Lord Sainsbury of Turville: My Lords, I do not believe that it would require an imaginative actuary to suggest that there will be a turn-round. I agree that present circumstances appear to favour the Government. However, given that the fund may last for 50 to 60 years, it is not difficult to think of scenarios where the situation would reverse.
The balance of assets and liabilities in the trust is a separate question from the amount that the Government should appropriately invest in the regeneration of coalfields. As at present, that amount should be properly generous. In December 1998, the Government announced an investment package of £354 million, which was substantial. As I have said, this subject can always be debated but it is independent of the question of what finally turns out to be the balance of assets and liabilities in the particular pension funds.

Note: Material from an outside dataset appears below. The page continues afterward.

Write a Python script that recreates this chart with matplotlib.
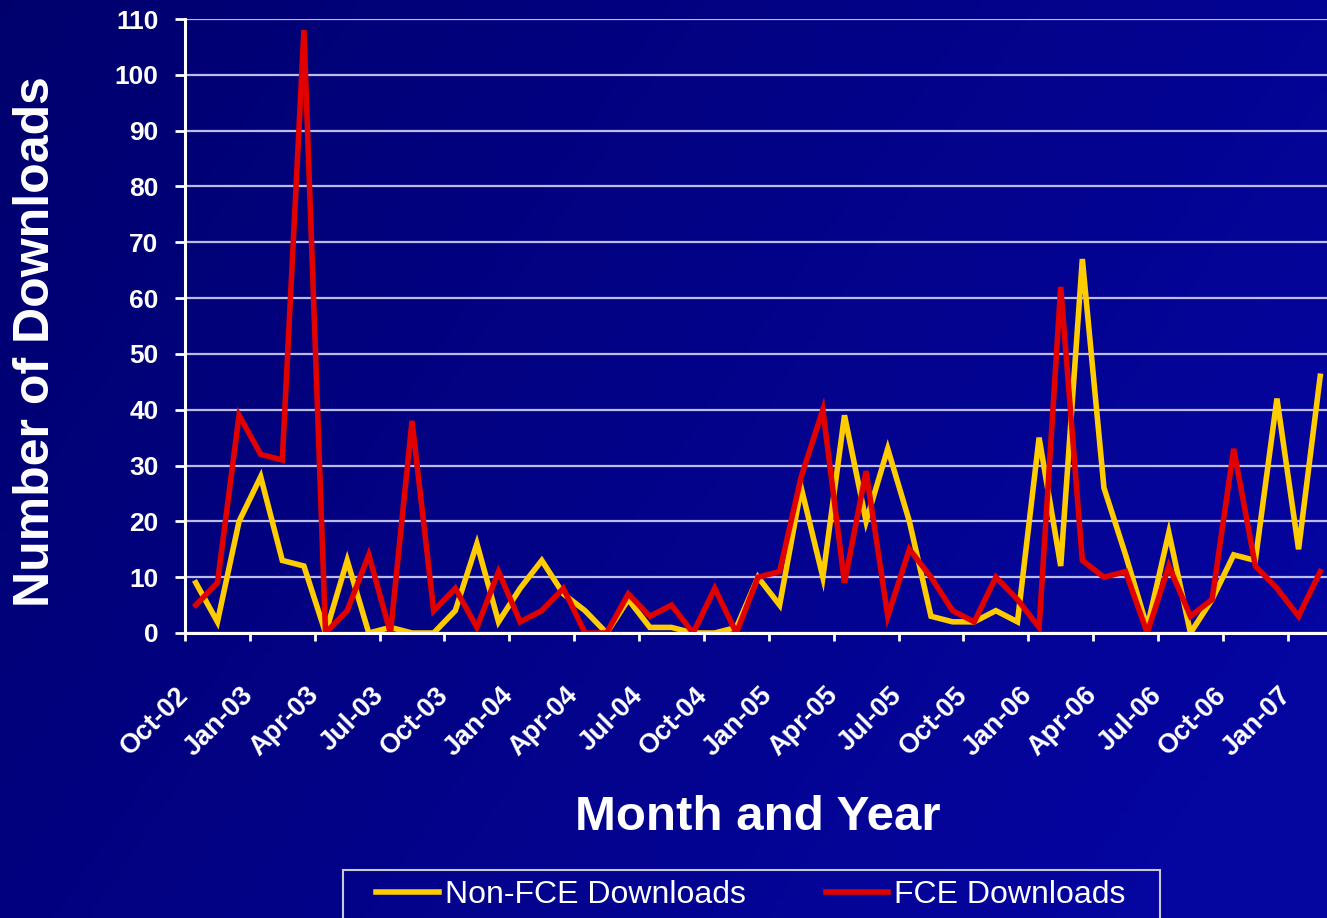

Lord Dormand of Easington: My Lords, is my noble friend aware that I asked a similar Question some months ago? Since that time the fund has continued to accrue many more millions. Given the figures he has quoted, I am not entirely convinced that there is not room to meet the point of the Question. Everybody in the former coalfield areas appreciates the generous help given by the Government. However, is the Minister aware of the large pool of unemployed
Lord Sainsbury of Turville: My Lords, as I have said, Ministers have made it clear, and will continue to do so, that they will listen to concerns raised. They will study the document from the Coalfield Communities Campaign seriously, as, indeed, will the trustees.
Lord Brookman: My Lords, does the Minister agree that the key issue underlying the question of pension schemes is that the workers believe that pension contributions are deferred pay? As a consequence, when employers seem to be taking the lion's share, whether in the coal industry or any other industry, that is seen to be grossly unfair by the workers in such industries?

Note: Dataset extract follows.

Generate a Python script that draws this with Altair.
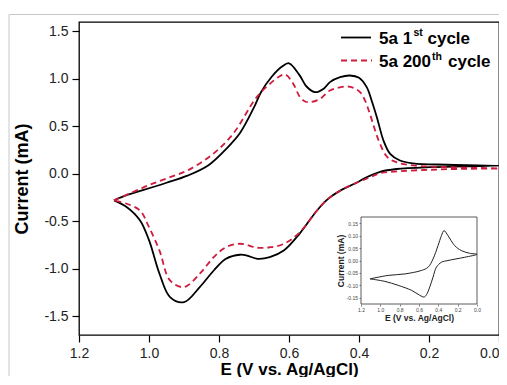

Lord Sainsbury of Turville: My Lords, I understand that this was a defined benefit scheme. Therefore, the liability on both the Coal Board and the Government, who have accepted the responsibility, is properly to fund those benefits, including any bonuses payable because of the upward valuation of the fund. That is a responsibility of the Coal Board of the past and of the government of the future which will be discharged, whatever the circumstances, over the long life of the fund.

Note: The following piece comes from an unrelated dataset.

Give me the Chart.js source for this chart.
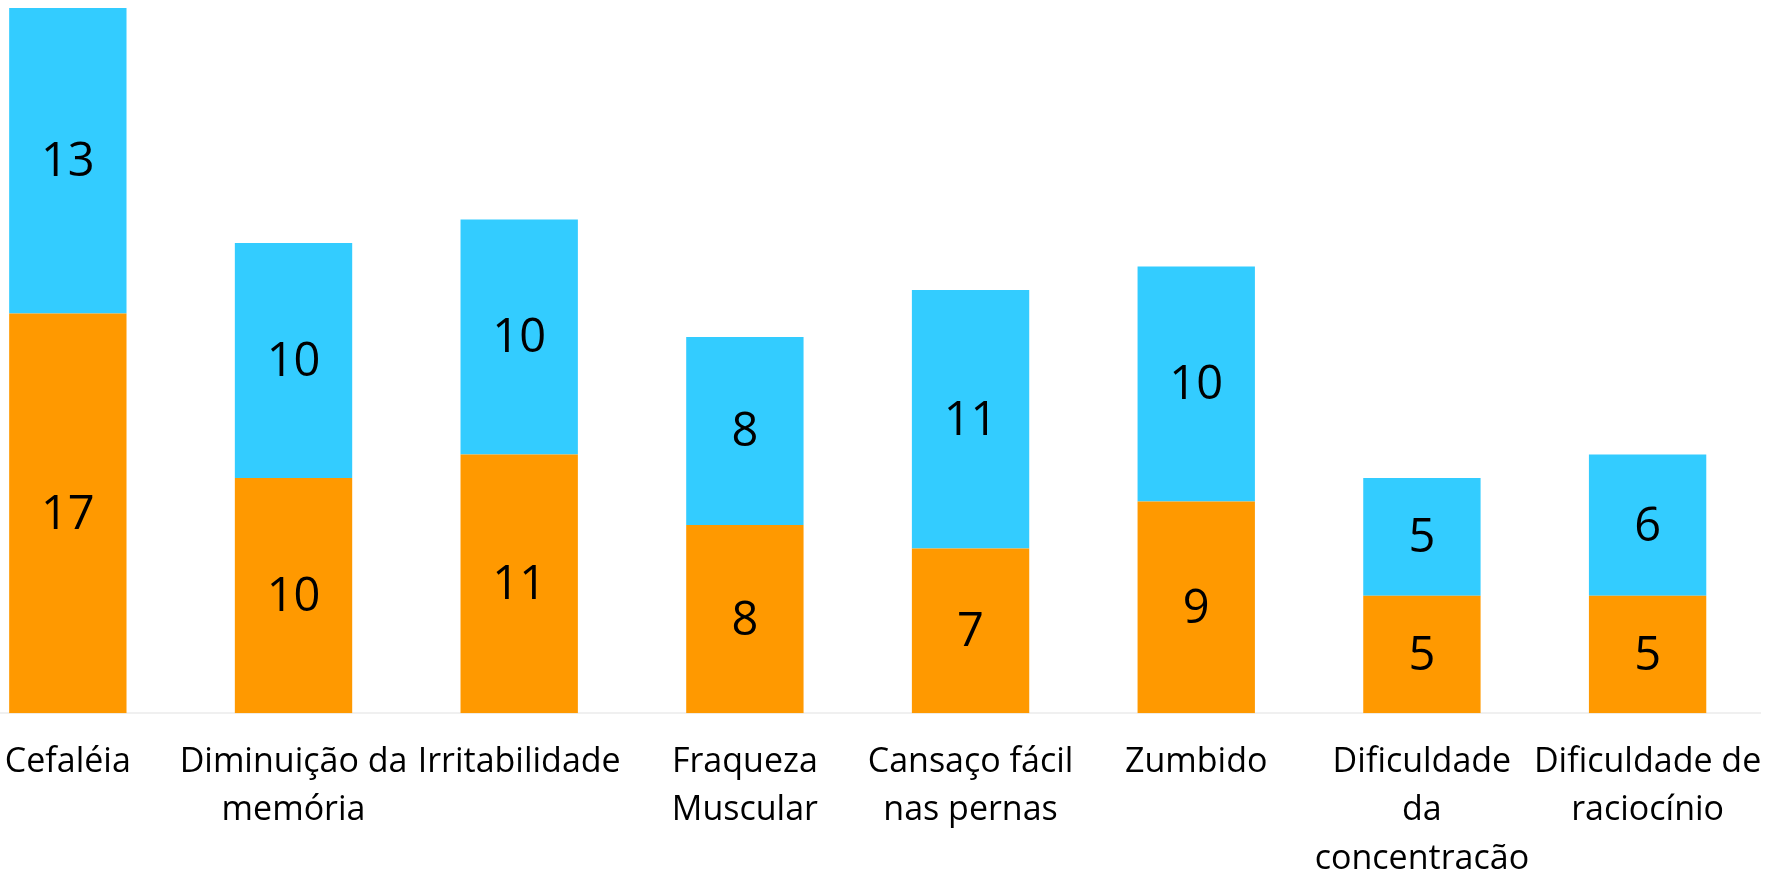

Lord Ezra: My Lords, it seems that it would be possible for part of the Government's share of the surpluses to be transferred to the Coalfields Regeneration Trust. As I understand it, £10 million has already been transferred. My contention is that £10 million is paltry in relation to the sums to which we are referring. As there would appear to be a mechanism for such transfers, could not the Government contemplate transferring a little more?
Lord Sainsbury of Turville: My Lords, it is always possible for the Government to make such a payment in the circumstances referred to by the noble Lord. I agree that there was a payment of £10 million which, in the total sum of all the payments, seems to be de minimis. It is always in the power of the Government to make a gift of money to the coalfields campaign or the trust from general government funds.